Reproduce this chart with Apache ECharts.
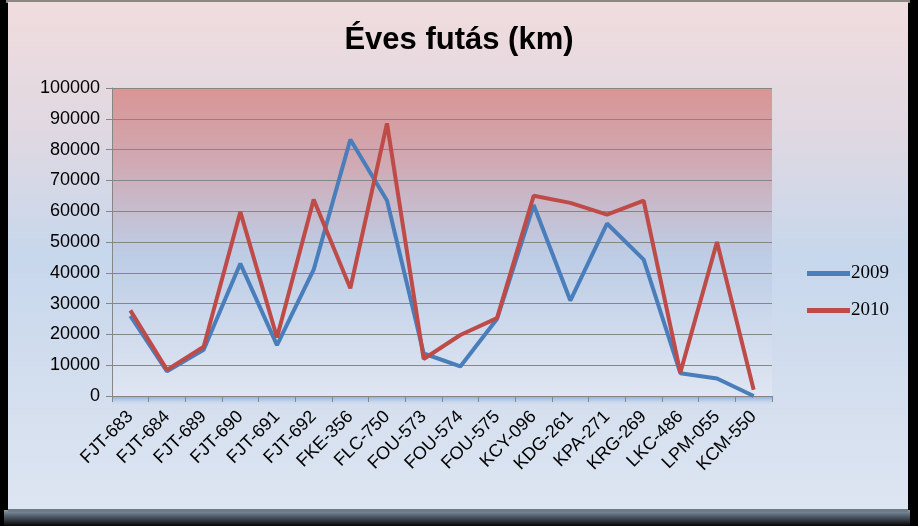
<!DOCTYPE html>
<html><head><meta charset="utf-8">
<script src="https://cdn.jsdelivr.net/npm/echarts@6/dist/echarts.min.js"></script>
<style>html,body{margin:0;padding:0;background:#000;}#c{width:918px;height:526px;}</style>
</head><body><div id="c"></div>
<script>
const categories = ['FJT-683','FJT-684','FJT-689','FJT-690','FJT-691','FJT-692','FKE-356','FLC-750','FOU-573','FOU-574','FOU-575','KCY-096','KDG-261','KPA-271','KRG-269','LKC-486','LPM-055','KCM-550'];
const values2009 = [26000, 8000, 15000, 43000, 16500, 41000, 83300, 63500, 13800, 9600, 25000, 62000, 31000, 56000, 44300, 7400, 5700, 0];
const values2010 = [27800, 8500, 16000, 59800, 19000, 63800, 35000, 88500, 12000, 19800, 25300, 65000, 62700, 58900, 63400, 7600, 50000, 2000];
const seriesNames = ['2009', '2010'];
const yTicks = {min: 0, max: 100000, interval: 10000};

const chart = echarts.init(document.getElementById('c'), null, {renderer: 'canvas'});
const lin = (stops) => new echarts.graphic.LinearGradient(0, 0, 0, 1, stops.map(s => ({offset: s[0], color: s[1]})));

chart.setOption({
  backgroundColor: '#000',
  animation: false,
  graphic: [
    {type: 'rect', z: -10, shape: {x: 6, y: 0, width: 904, height: 3}, style: {fill: '#8c8782'}},
    {type: 'rect', z: -10, shape: {x: 4, y: 510, width: 906, height: 16}, style: {fill: lin([[0,'#8d9aa8'],[0.3,'#5d6a78'],[1,'#050505']])}},
    {type: 'rect', z: -9, shape: {x: 8, y: 2, width: 900, height: 510}, style: {fill: lin([[0,'#f0dcdd'],[0.25,'#e0d8e2'],[0.5,'#c7d7ec'],[0.75,'#d3deee'],[1,'#dde5f1']])}},
    {type: 'rect', z: -8, shape: {x: 8, y: 509, width: 900, height: 3}, style: {fill: '#6e7a86'}},
    {type: 'rect', z: -5, shape: {x: 112, y: 397, width: 660, height: 8}, style: {fill: lin([[0,'#8fb2de'],[1,'rgba(210,222,240,0.2)']])}}
  ],
  title: {
    text: 'Éves futás (km)', left: 'center', top: 20,
    textStyle: {fontFamily: 'Liberation Sans Narrow, Liberation Sans', fontWeight: 'bold', fontSize: 31, color: '#000'}
  },
  legend: {
    orient: 'vertical', left: 802, top: 259, itemGap: 18, itemWidth: 43, itemHeight: 5, icon: 'rect',
    data: seriesNames,
    textStyle: {fontFamily: 'Liberation Serif', fontSize: 19, color: '#000', padding: [0,0,0,-4]}
  },
  grid: {
    left: 112, right: 146, top: 88, bottom: 130, show: true, borderWidth: 0,
    backgroundColor: lin([[0,'#d99594'],[0.25,'#d0aab4'],[0.45,'#c3c3d8'],[0.55,'#bdcde6'],[1,'#dfe6f2']])
  },
  xAxis: {
    type: 'category', data: categories, boundaryGap: true,
    axisLine: {lineStyle: {color: '#868686', width: 1}},
    axisTick: {show: true, length: 6, lineStyle: {color: '#868686'}},
    axisLabel: {rotate: 45, margin: 18, interval: 0, fontFamily: 'Liberation Sans', fontSize: 18, color: '#000'},
    splitLine: {show: false}
  },
  yAxis: {
    type: 'value', min: yTicks.min, max: yTicks.max, interval: yTicks.interval,
    axisLine: {show: true, lineStyle: {color: '#868686'}},
    axisTick: {show: true, length: 6, lineStyle: {color: '#868686'}},
    axisLabel: {margin: 12, fontFamily: 'Liberation Sans', fontSize: 18, color: '#000', formatter: v => String(v)},
    splitLine: {lineStyle: {color: '#868686', width: 1}}
  },
  series: [
    {name: seriesNames[0], type: 'line', data: values2009, symbol: 'none', lineStyle: {width: 4, color: '#4a7ebb'}, itemStyle: {color: '#4a7ebb'}},
    {name: seriesNames[1], type: 'line', data: values2010, symbol: 'none', lineStyle: {width: 4, color: '#be4b48'}, itemStyle: {color: '#be4b48'}}
  ]
});
</script></body></html>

*What is being asked*: Copy all the lines of data exactly as they appear, dropping any images.

*Solution*:
Reproduce this chart with Apache ECharts.
<!DOCTYPE html>
<html><head><meta charset="utf-8">
<script src="https://cdn.jsdelivr.net/npm/echarts@6/dist/echarts.min.js"></script>
<style>html,body{margin:0;padding:0;background:#000;}#c{width:918px;height:526px;}</style>
</head><body><div id="c"></div>
<script>
const categories = ['FJT-683','FJT-684','FJT-689','FJT-690','FJT-691','FJT-692','FKE-356','FLC-750','FOU-573','FOU-574','FOU-575','KCY-096','KDG-261','KPA-271','KRG-269','LKC-486','LPM-055','KCM-550'];
const values2009 = [26000, 8000, 15000, 43000, 16500, 41000, 83300, 63500, 13800, 9600, 25000, 62000, 31000, 56000, 44300, 7400, 5700, 0];
const values2010 = [27800, 8500, 16000, 59800, 19000, 63800, 35000, 88500, 12000, 19800, 25300, 65000, 62700, 58900, 63400, 7600, 50000, 2000];
const seriesNames = ['2009', '2010'];
const yTicks = {min: 0, max: 100000, interval: 10000};

const chart = echarts.init(document.getElementById('c'), null, {renderer: 'canvas'});
const lin = (stops) => new echarts.graphic.LinearGradient(0, 0, 0, 1, stops.map(s => ({offset: s[0], color: s[1]})));

chart.setOption({
  backgroundColor: '#000',
  animation: false,
  graphic: [
    {type: 'rect', z: -10, shape: {x: 6, y: 0, width: 904, height: 3}, style: {fill: '#8c8782'}},
    {type: 'rect', z: -10, shape: {x: 4, y: 510, width: 906, height: 16}, style: {fill: lin([[0,'#8d9aa8'],[0.3,'#5d6a78'],[1,'#050505']])}},
    {type: 'rect', z: -9, shape: {x: 8, y: 2, width: 900, height: 510}, style: {fill: lin([[0,'#f0dcdd'],[0.25,'#e0d8e2'],[0.5,'#c7d7ec'],[0.75,'#d3deee'],[1,'#dde5f1']])}},
    {type: 'rect', z: -8, shape: {x: 8, y: 509, width: 900, height: 3}, style: {fill: '#6e7a86'}},
    {type: 'rect', z: -5, shape: {x: 112, y: 397, width: 660, height: 8}, style: {fill: lin([[0,'#8fb2de'],[1,'rgba(210,222,240,0.2)']])}}
  ],
  title: {
    text: 'Éves futás (km)', left: 'center', top: 20,
    textStyle: {fontFamily: 'Liberation Sans Narrow, Liberation Sans', fontWeight: 'bold', fontSize: 31, color: '#000'}
  },
  legend: {
    orient: 'vertical', left: 802, top: 259, itemGap: 18, itemWidth: 43, itemHeight: 5, icon: 'rect',
    data: seriesNames,
    textStyle: {fontFamily: 'Liberation Serif', fontSize: 19, color: '#000', padding: [0,0,0,-4]}
  },
  grid: {
    left: 112, right: 146, top: 88, bottom: 130, show: true, borderWidth: 0,
    backgroundColor: lin([[0,'#d99594'],[0.25,'#d0aab4'],[0.45,'#c3c3d8'],[0.55,'#bdcde6'],[1,'#dfe6f2']])
  },
  xAxis: {
    type: 'category', data: categories, boundaryGap: true,
    axisLine: {lineStyle: {color: '#868686', width: 1}},
    axisTick: {show: true, length: 6, lineStyle: {color: '#868686'}},
    axisLabel: {rotate: 45, margin: 18, interval: 0, fontFamily: 'Liberation Sans', fontSize: 18, color: '#000'},
    splitLine: {show: false}
  },
  yAxis: {
    type: 'value', min: yTicks.min, max: yTicks.max, interval: yTicks.interval,
    axisLine: {show: true, lineStyle: {color: '#868686'}},
    axisTick: {show: true, length: 6, lineStyle: {color: '#868686'}},
    axisLabel: {margin: 12, fontFamily: 'Liberation Sans', fontSize: 18, color: '#000', formatter: v => String(v)},
    splitLine: {lineStyle: {color: '#868686', width: 1}}
  },
  series: [
    {name: seriesNames[0], type: 'line', data: values2009, symbol: 'none', lineStyle: {width: 4, color: '#4a7ebb'}, itemStyle: {color: '#4a7ebb'}},
    {name: seriesNames[1], type: 'line', data: values2010, symbol: 'none', lineStyle: {width: 4, color: '#be4b48'}, itemStyle: {color: '#be4b48'}}
  ]
});
</script></body></html>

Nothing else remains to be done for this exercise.